TASK DETAILS: The entries below should be given again exactly, minus their pictures.

Plotting code records
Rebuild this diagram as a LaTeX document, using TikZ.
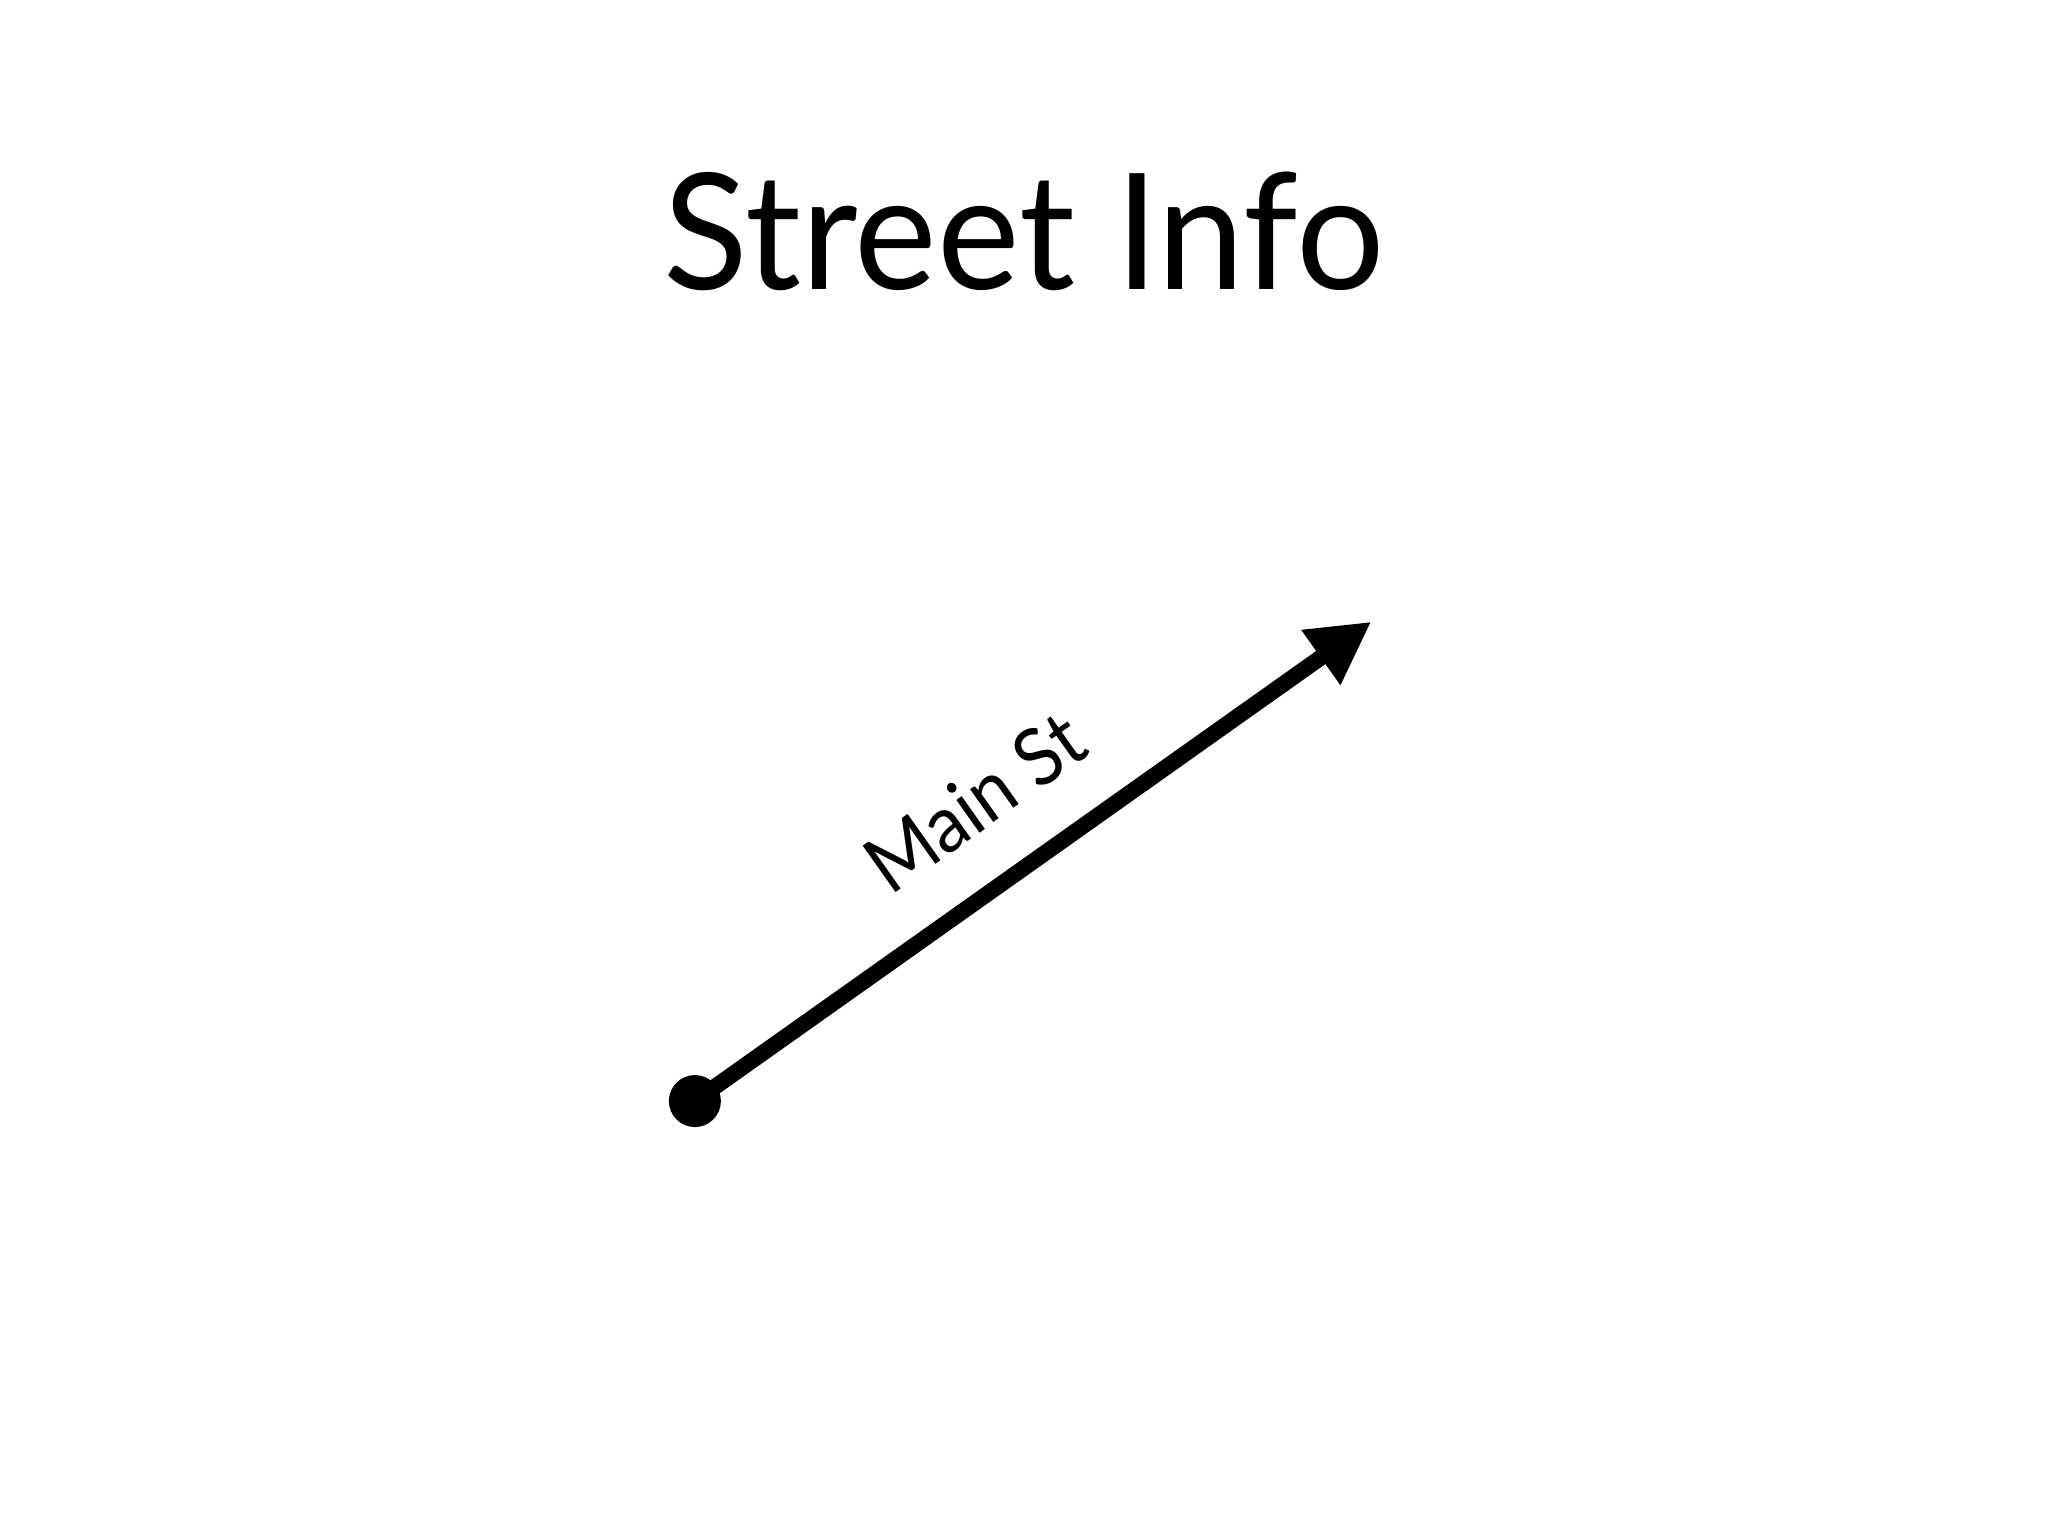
\documentclass[tikz,border=0pt]{standalone}
\usepackage{fontspec}
\setmainfont{Lato}
\usetikzlibrary{arrows.meta}
\tikzset{
  title/.style={font=\fontsize{46}{50}\selectfont, anchor=base, inner sep=0pt},
  streetlabel/.style={font=\fontsize{22.6}{26}\selectfont, anchor=base, inner sep=0pt, rotate=35.3},
  startdot/.style={circle, fill=black, inner sep=0pt, minimum size=0.52cm},
  street/.style={line width=0.16cm, -{Triangle[length=0.62cm, width=0.63cm]}}
}
\begin{document}
\begin{tikzpicture}
\useasboundingbox[fill=white] (0,0) rectangle (20.48,15.36);
\node[title] (ttl) at (10.24,12.46) {\scalebox{0.966}[1]{Street Info}};
\node[startdot] (start) at (6.949,4.349) {};
\coordinate (end) at (13.714,9.143);
\draw[street] (start.center) -- (end);
\node[streetlabel] (lbl) at (9.91,7.11) {\scalebox{0.93}[1]{Main St}};
\end{tikzpicture}
\end{document}
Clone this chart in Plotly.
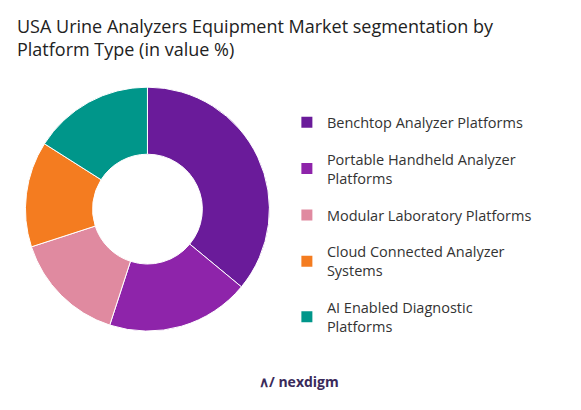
import plotly.graph_objects as go

labels = ["Benchtop Analyzer Platforms",
          "Portable Handheld Analyzer<br>Platforms",
          "Modular Laboratory Platforms",
          "Cloud Connected Analyzer<br>Systems",
          "AI Enabled Diagnostic<br>Platforms"]
values = [36, 19, 15, 14, 16]
colors = ["#6a1b9a", "#8e24aa", "#e08aa0", "#f47c20", "#00968a"]

fig = go.Figure(go.Pie(
    labels=labels, values=values, hole=0.45, sort=False, direction="clockwise",
    rotation=0, marker=dict(colors=colors, line=dict(color="white", width=1)),
    textinfo="none", hoverinfo="label+percent", showlegend=False,
    domain=dict(x=[0.03, 0.45], y=[0.212, 0.807]),
))

# legend entries as dummy traces so the gaps between items can be set
for lab, col in zip(labels, colors):
    fig.add_trace(go.Scatter(x=[None], y=[None], mode="markers", name=lab, legendgroup=lab,
                             marker=dict(symbol="square", size=11, color=col)))

fig.update_layout(
    width=581, height=410, paper_bgcolor="white", plot_bgcolor="white",
    margin=dict(l=0, r=0, t=0, b=0),
    xaxis=dict(visible=False), yaxis=dict(visible=False),
    font=dict(family="Open Sans", color="#333333"),
    legend=dict(x=0.48, xanchor="left", y=0.76, yanchor="top",
                font=dict(size=14.5, color="#333333"), tracegroupgap=15),
    annotations=[
        dict(text="USA Urine Analyzers Equipment Market segmentation by<br>Platform Type (in value %)",
             x=0.012, y=0.99, xref="paper", yref="paper", xanchor="left", yanchor="top",
             align="left", showarrow=False, font=dict(size=18, color="#222222")),
        dict(text="<b>∧∕ nexdigm</b>", x=0.5, y=0.06, xref="paper", yref="paper",
             showarrow=False, font=dict(size=14, color="#3a2a5a")),
    ],
)

fig.write_html("out.html")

SOLUTION TO THIS TASK:
Rebuild this diagram as a LaTeX document, using TikZ.
\documentclass[tikz,border=0pt]{standalone}
\usepackage{fontspec}
\setmainfont{Lato}
\usetikzlibrary{arrows.meta}
\tikzset{
  title/.style={font=\fontsize{46}{50}\selectfont, anchor=base, inner sep=0pt},
  streetlabel/.style={font=\fontsize{22.6}{26}\selectfont, anchor=base, inner sep=0pt, rotate=35.3},
  startdot/.style={circle, fill=black, inner sep=0pt, minimum size=0.52cm},
  street/.style={line width=0.16cm, -{Triangle[length=0.62cm, width=0.63cm]}}
}
\begin{document}
\begin{tikzpicture}
\useasboundingbox[fill=white] (0,0) rectangle (20.48,15.36);
\node[title] (ttl) at (10.24,12.46) {\scalebox{0.966}[1]{Street Info}};
\node[startdot] (start) at (6.949,4.349) {};
\coordinate (end) at (13.714,9.143);
\draw[street] (start.center) -- (end);
\node[streetlabel] (lbl) at (9.91,7.11) {\scalebox{0.93}[1]{Main St}};
\end{tikzpicture}
\end{document}
Clone this chart in Plotly.
import plotly.graph_objects as go

labels = ["Benchtop Analyzer Platforms",
          "Portable Handheld Analyzer<br>Platforms",
          "Modular Laboratory Platforms",
          "Cloud Connected Analyzer<br>Systems",
          "AI Enabled Diagnostic<br>Platforms"]
values = [36, 19, 15, 14, 16]
colors = ["#6a1b9a", "#8e24aa", "#e08aa0", "#f47c20", "#00968a"]

fig = go.Figure(go.Pie(
    labels=labels, values=values, hole=0.45, sort=False, direction="clockwise",
    rotation=0, marker=dict(colors=colors, line=dict(color="white", width=1)),
    textinfo="none", hoverinfo="label+percent", showlegend=False,
    domain=dict(x=[0.03, 0.45], y=[0.212, 0.807]),
))

# legend entries as dummy traces so the gaps between items can be set
for lab, col in zip(labels, colors):
    fig.add_trace(go.Scatter(x=[None], y=[None], mode="markers", name=lab, legendgroup=lab,
                             marker=dict(symbol="square", size=11, color=col)))

fig.update_layout(
    width=581, height=410, paper_bgcolor="white", plot_bgcolor="white",
    margin=dict(l=0, r=0, t=0, b=0),
    xaxis=dict(visible=False), yaxis=dict(visible=False),
    font=dict(family="Open Sans", color="#333333"),
    legend=dict(x=0.48, xanchor="left", y=0.76, yanchor="top",
                font=dict(size=14.5, color="#333333"), tracegroupgap=15),
    annotations=[
        dict(text="USA Urine Analyzers Equipment Market segmentation by<br>Platform Type (in value %)",
             x=0.012, y=0.99, xref="paper", yref="paper", xanchor="left", yanchor="top",
             align="left", showarrow=False, font=dict(size=18, color="#222222")),
        dict(text="<b>∧∕ nexdigm</b>", x=0.5, y=0.06, xref="paper", yref="paper",
             showarrow=False, font=dict(size=14, color="#3a2a5a")),
    ],
)

fig.write_html("out.html")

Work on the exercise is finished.